Five days to the election and counting, and it's all politics all the time out here in the great iconic red state of Kansas.
First up in today's election roundup: A look at incumbent Kansas Attorney General Phill Kline, who is locked in a tight race with Johnson County District Attorney Paul Morrison.
After what seems like an eon of legal wrangling, Kline finally received on Oct. 24 the medical records of 90 females who got abortions from two Kansas clinics. What will happen next? No one, apparently, knows.
The clinics who were forced to give over their medical records fear an election-eve raid. The Wichita Eagle urges Kline to "fish or cut bait."
Meanwhile, Kline claims that his raid on the medical records is motivated by nothing other then the wish to uncover rapes and incest and prosecute the evil doers. I find that I'm confused, though.
I have to admit that I haven't followed every twist in this case, but it is clear from the mainstream media coverage that the patient's identities were deleted from the records.

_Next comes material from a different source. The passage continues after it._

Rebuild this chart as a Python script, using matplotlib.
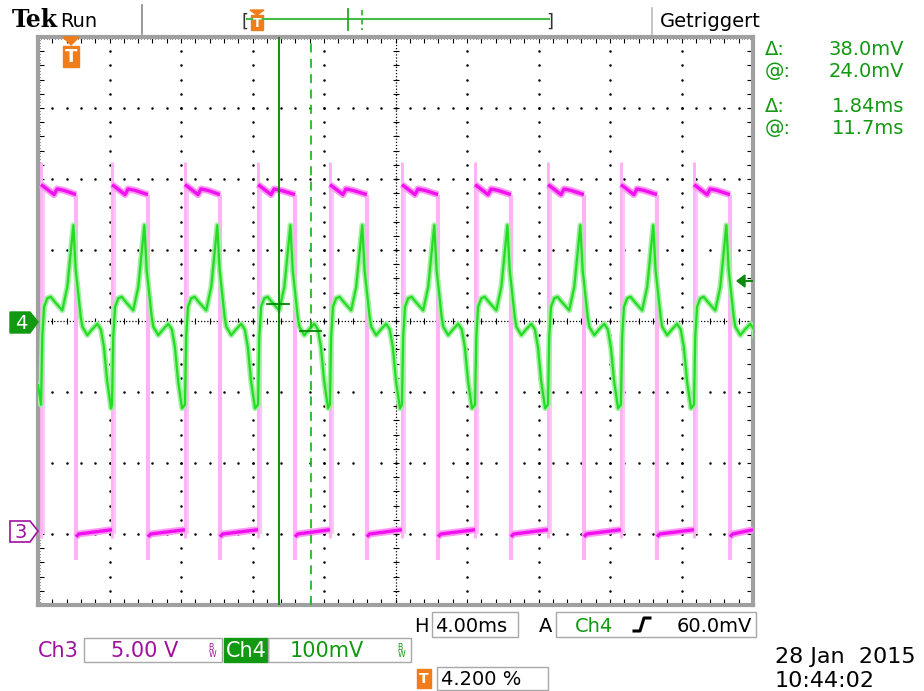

So, let me ask what may be a stupid question: How can Kline use these records to prosecute rapists or child abusers -- if the records do show those crimes -- when the records don't identify the victims? It appears that the only thing Kline can do with these records is possibly, if there's been a crime, prosecute doctors.

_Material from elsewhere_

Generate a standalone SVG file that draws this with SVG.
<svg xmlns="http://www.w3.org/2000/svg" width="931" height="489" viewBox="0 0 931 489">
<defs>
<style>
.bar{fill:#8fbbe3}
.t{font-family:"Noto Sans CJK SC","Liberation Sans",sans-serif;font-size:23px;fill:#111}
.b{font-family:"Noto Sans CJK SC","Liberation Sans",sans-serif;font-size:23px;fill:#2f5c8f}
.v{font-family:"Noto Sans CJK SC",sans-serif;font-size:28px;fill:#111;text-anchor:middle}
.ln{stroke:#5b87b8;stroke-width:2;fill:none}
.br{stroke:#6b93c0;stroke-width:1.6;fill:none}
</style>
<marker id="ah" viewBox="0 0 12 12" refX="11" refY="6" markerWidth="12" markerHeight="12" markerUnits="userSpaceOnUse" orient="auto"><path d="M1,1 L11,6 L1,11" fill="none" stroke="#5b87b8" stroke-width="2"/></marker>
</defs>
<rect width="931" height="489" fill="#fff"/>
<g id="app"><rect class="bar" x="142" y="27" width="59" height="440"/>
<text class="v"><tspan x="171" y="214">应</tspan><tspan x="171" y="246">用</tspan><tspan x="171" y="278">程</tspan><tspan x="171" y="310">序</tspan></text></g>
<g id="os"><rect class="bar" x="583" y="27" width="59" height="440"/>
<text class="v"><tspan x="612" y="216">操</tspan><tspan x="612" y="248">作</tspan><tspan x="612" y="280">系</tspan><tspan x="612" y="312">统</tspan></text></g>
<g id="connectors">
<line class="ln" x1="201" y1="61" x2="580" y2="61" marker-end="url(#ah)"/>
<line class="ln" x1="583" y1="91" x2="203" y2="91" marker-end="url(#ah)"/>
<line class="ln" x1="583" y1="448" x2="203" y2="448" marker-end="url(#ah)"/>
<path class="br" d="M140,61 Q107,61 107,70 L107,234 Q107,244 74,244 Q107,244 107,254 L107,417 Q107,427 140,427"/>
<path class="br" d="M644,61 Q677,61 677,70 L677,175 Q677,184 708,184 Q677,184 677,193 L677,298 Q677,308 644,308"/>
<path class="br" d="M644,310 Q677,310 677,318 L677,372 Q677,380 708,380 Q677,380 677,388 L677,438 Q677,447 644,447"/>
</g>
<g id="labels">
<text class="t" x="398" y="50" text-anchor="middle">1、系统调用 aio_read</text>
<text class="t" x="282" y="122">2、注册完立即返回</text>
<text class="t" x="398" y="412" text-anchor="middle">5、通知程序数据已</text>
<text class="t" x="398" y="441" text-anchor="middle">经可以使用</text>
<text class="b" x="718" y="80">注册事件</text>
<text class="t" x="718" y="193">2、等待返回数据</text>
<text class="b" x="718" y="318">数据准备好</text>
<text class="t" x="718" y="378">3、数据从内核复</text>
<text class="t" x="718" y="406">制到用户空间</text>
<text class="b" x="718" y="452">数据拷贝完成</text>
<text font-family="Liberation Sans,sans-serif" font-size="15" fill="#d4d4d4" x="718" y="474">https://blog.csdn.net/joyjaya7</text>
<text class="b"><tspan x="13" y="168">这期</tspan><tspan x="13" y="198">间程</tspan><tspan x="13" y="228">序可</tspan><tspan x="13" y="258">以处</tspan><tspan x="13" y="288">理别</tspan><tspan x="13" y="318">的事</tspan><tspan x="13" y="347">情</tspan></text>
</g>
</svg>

Honestly, I do want answers (no kidding here). I know pro-Kline people read this blog, so I ask you: What am I missing? How do you prosecute a rape if you don't know who was raped?
Coincidentally, Kline was announcing the receipt of those all-important records as former Kansas Attorney General Bob Stephan, also a Republican, was asking the state to look into possible unethical campaign fundraising by Kline.
The Lawrence Journal-World writes:
Stephan requested that the Kansas Governmental Ethics Commission look into Kline's fundraising at churches and $41,552 in unitemized contributions he reported on his campaign finance statement filed this week.
...That was far more in unitemized contributions than any of the other statewide candidates listed.
For example, Kline's Democratic challenger Paul Morrison raised twice as much as Kline -- $1.25 million -- and listed only $50 in unitemized contributions.
"Unitemized contributions" mean that donors' names aren't listed. Thus, we have no idea who gave that more than $41,000 to Kline. His campaign says he will give an itemized list of donors to the state. We should pay attention to see if he does.
Finally, on the election hit parade: Details and more details on who gave how much to which candidate. These are the first detailed stories to be published now that reporters have had a chance to shift through the campaign finance reports filed on Monday.
One of the more interesting tidbits to come from these stories was the fact that a number of Republicans have given to the re-election campaign of Democratic Gov. Kathleen Sebelius.